The Mideast Peace Process's Biggest Myth
Benny Morris
Politics, Middle East
Rabin's survival wasn't the key to long-lasting peace.
BENJAMIN NETANYAHU and his relationship with assassinated prime minister Yitzhak Rabin continue to arouse controversy in Israel. Martin Indyk, the former U.S. ambassador to Israel, recounted in January on an episode of PBS’s Frontline, “Netanyahu sat next to me when I was ambassador in Israel at the time of Rabin’s funeral. . . . I remember Netanyahu saying to me: ‘Look, look at this. He’s a hero now, but if he had not been assassinated, I would have beaten him in the elections, and then he would have gone into history as a failed politician.’” Netanyahu’s office denied that he said it.

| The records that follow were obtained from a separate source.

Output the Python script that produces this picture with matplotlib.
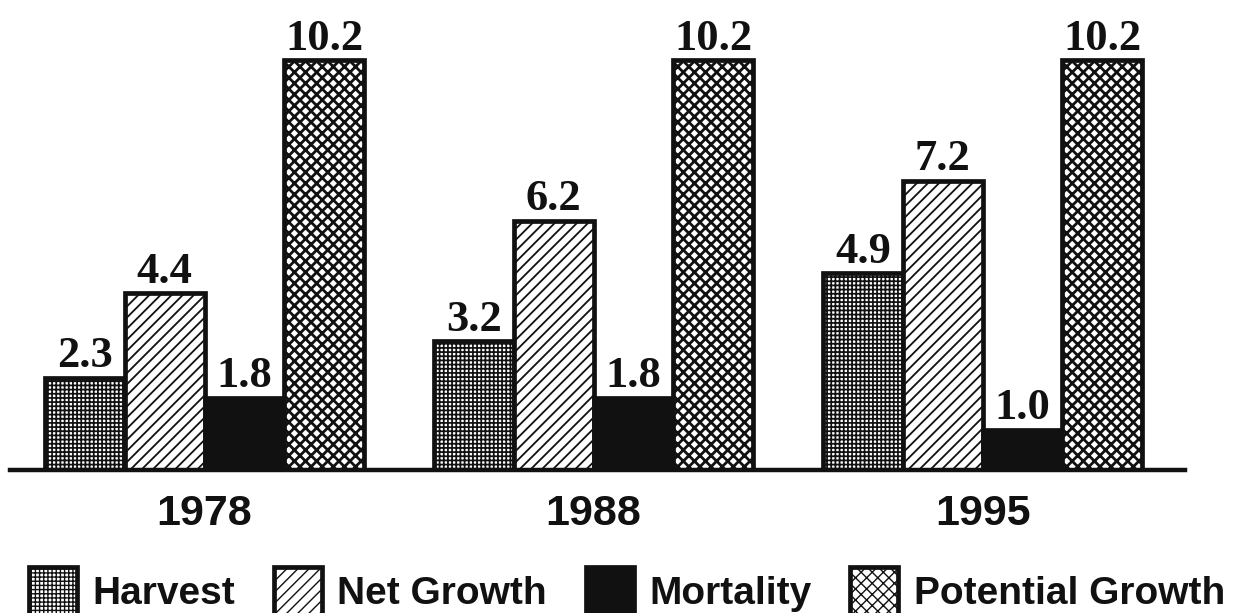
import numpy as np
import matplotlib
matplotlib.use('Agg')
import matplotlib.pyplot as plt

# Data
years = ['1978', '1988', '1995']
series = ['Harvest', 'Net Growth', 'Mortality', 'Potential Growth']
harvest = [2.3, 3.2, 4.9]
net_growth = [4.4, 6.2, 7.2]
mortality = [1.8, 1.8, 1.0]
potential = [10.2, 10.2, 10.2]

values = [harvest, net_growth, mortality, potential]
hatches = ['++++', '///', None, 'xxx']
faces = ['white', 'white', '#111111', 'white']
hatch_lw = [1.25, 1.3, 1.0, 2.0]

fig = plt.figure(figsize=(12.48, 6.13), dpi=100)
ax = fig.add_axes([10 / 1248, 1 - 470 / 613, 1175 / 1248, 450 / 613])

x = np.arange(len(years))
width = 0.205
offsets = (np.arange(4) - 1.5) * width

handles = []
for i, (vals, name) in enumerate(zip(values, series)):
    with plt.rc_context({'hatch.linewidth': hatch_lw[i]}):
        bars = ax.bar(x + offsets[i], vals, width, facecolor=faces[i],
                      edgecolor='#111111', linewidth=3.4, hatch=hatches[i],
                      label=name, zorder=2)
    handles.append(bars)
    for rect, v in zip(bars, vals):
        ax.annotate(f'{v:.1f}', (rect.get_x() + rect.get_width() / 2, v),
                    xytext=(0, 7.5), textcoords='offset points',
                    ha='center', va='baseline', fontsize=32,
                    fontweight='bold', family='Liberation Serif',
                    color='#111111')

ax.set_xlim(-0.5, 2.52)
ax.set_ylim(0, 450 / 40.2)
for s in ['top', 'left', 'right']:
    ax.spines[s].set_visible(False)
ax.spines['bottom'].set_linewidth(3.2)
ax.spines['bottom'].set_color('#111111')
ax.spines['bottom'].set_zorder(3)
ax.set_yticks([])
ax.set_xticks(x)
ax.set_xticklabels(years, fontsize=31, fontweight='bold',
                   family='Liberation Sans', color='#111111')
ax.tick_params(axis='x', length=0, pad=17)

leg = fig.legend(handles=handles, labels=series, loc='lower left',
                 bbox_to_anchor=(29 / 1248, -0.006), ncol=4, frameon=False,
                 prop={'family': 'Liberation Sans', 'weight': 'bold', 'size': 28},
                 handlelength=1.23, handleheight=1.6, handletextpad=0.4,
                 columnspacing=1.0, borderpad=0, borderaxespad=0)
for t in leg.get_texts():
    t.set_color('#111111')

fig.savefig('out.png', dpi=100)
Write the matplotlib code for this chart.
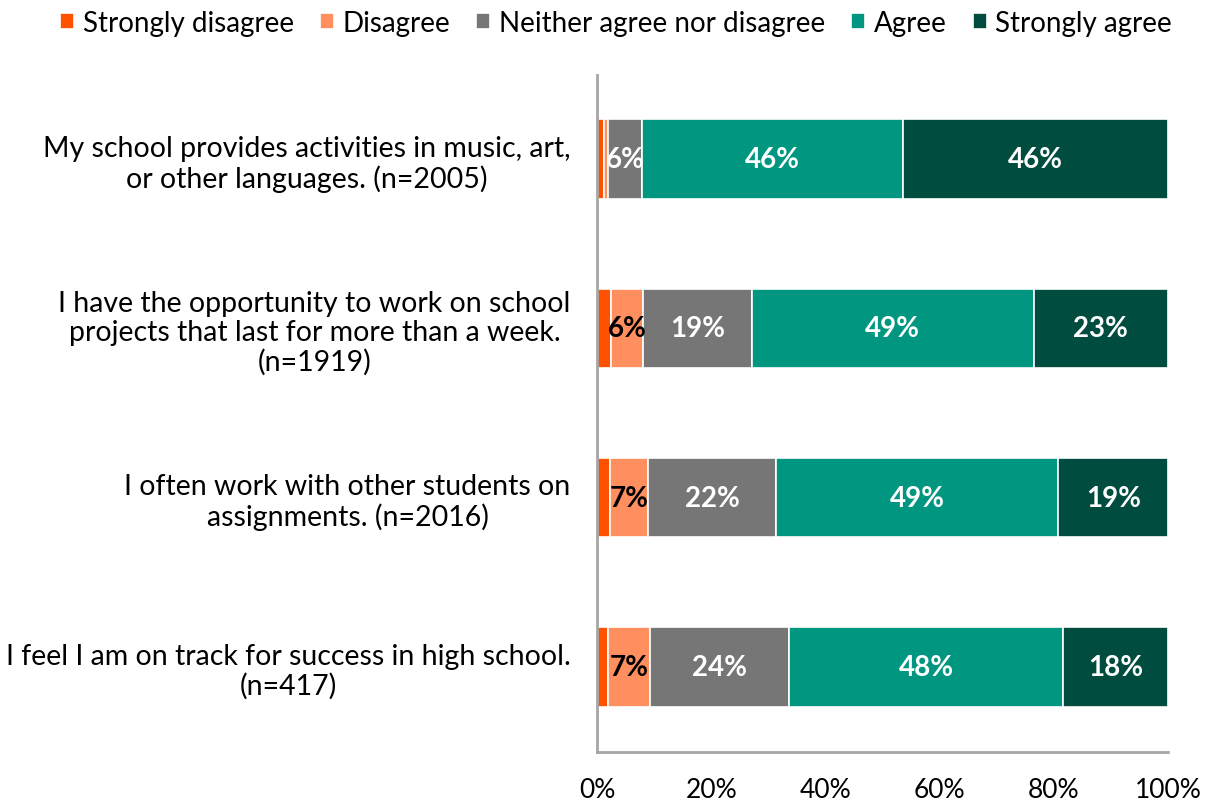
import matplotlib
matplotlib.use("Agg")
import matplotlib.pyplot as plt
from matplotlib.ticker import PercentFormatter
import numpy as np

plt.rcParams['font.family'] = ['Lato', 'DejaVu Sans']

categories = [
    "My school provides activities in music, art,\nor other languages. (n=2005)",
    "I have the opportunity to work on school\nprojects that last for more than a week.\n(n=1919)",
    "I often work with other students on\nassignments. (n=2016)",
    "I feel I am on track for success in high school.\n(n=417)",
]
series_names = ["Strongly disagree", "Disagree", "Neither agree nor disagree", "Agree", "Strongly agree"]
strongly_disagree = [1.2, 2.5, 2.2, 1.9]
disagree = [0.7, 5.6, 6.8, 7.4]
neither = [6.0, 19.0, 22.4, 24.3]
agree = [45.7, 49.4, 49.4, 48.0]
strongly_agree = [46.4, 23.4, 19.2, 18.4]
series = [strongly_disagree, disagree, neither, agree, strongly_agree]
colors = ["#FF5100", "#FF8F5F", "#767676", "#00967F", "#004C3F"]
label_colors = ["black", "black", "white", "white", "white"]

fig = plt.figure(figsize=(12.15, 8.04), dpi=100)
ax = fig.add_axes([0.4914, 0.064, 0.4700, 0.842])

y = np.arange(len(categories))
left = np.zeros(len(categories))
for name, vals, c, lc in zip(series_names, series, colors, label_colors):
    vals = np.array(vals)
    ax.barh(y, vals, left=left, height=0.47, color=c, edgecolor="white",
            linewidth=1.2, label=name)
    for yi, (l, v) in enumerate(zip(left, vals)):
        if v >= 5:
            ax.text(l + v / 2, yi, f"{round(v):.0f}%", ha="center", va="center",
                    color=lc, fontsize=20, fontweight="bold")
    left = left + vals

ax.set_xlim(0, 100)
ax.set_ylim(len(categories) - 0.5, -0.5)
ax.set_yticks(y)
ax.set_yticklabels(categories, fontsize=20.5, linespacing=1.15, multialignment="center")
ax.set_xticks(np.arange(0, 101, 20))
ax.xaxis.set_major_formatter(PercentFormatter(decimals=0))
ax.tick_params(axis="x", labelsize=19, length=0, pad=18)
ax.tick_params(axis="y", length=0, pad=19)
for s in ["top", "right"]:
    ax.spines[s].set_visible(False)
for s in ["left", "bottom"]:
    ax.spines[s].set_color("#A6A6A6")
    ax.spines[s].set_linewidth(2)

handles, labels = ax.get_legend_handles_labels()
fig.legend(handles, labels, loc="upper center", bbox_to_anchor=(0.507, 1.018), ncol=5,
           frameon=False, fontsize=20, handlelength=0.5, handleheight=0.5,
           handletextpad=0.3, columnspacing=0.95)

fig.savefig("out.png", dpi=100)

Last November was the twentieth anniversary of the assassination of Rabin. It remains a contentious date in Israeli history. The occasion was accompanied by the publication of several works, most notably by former Newsweek Jerusalem bureau chief Dan Ephron’s Killing a King and a documentary by one of Israel’s leading filmmakers, Amos Gitai, Rabin, the Last Day. A major question raised by both was whether Middle Eastern history, including Israeli-Palestinian relations, would have developed in a radically different direction had Rabin lived. It boiled down to whether the assassination had aborted a peace process that would or could have culminated in a historic peace between the Israelis and Palestinians and, by extension, the Arab world as a whole.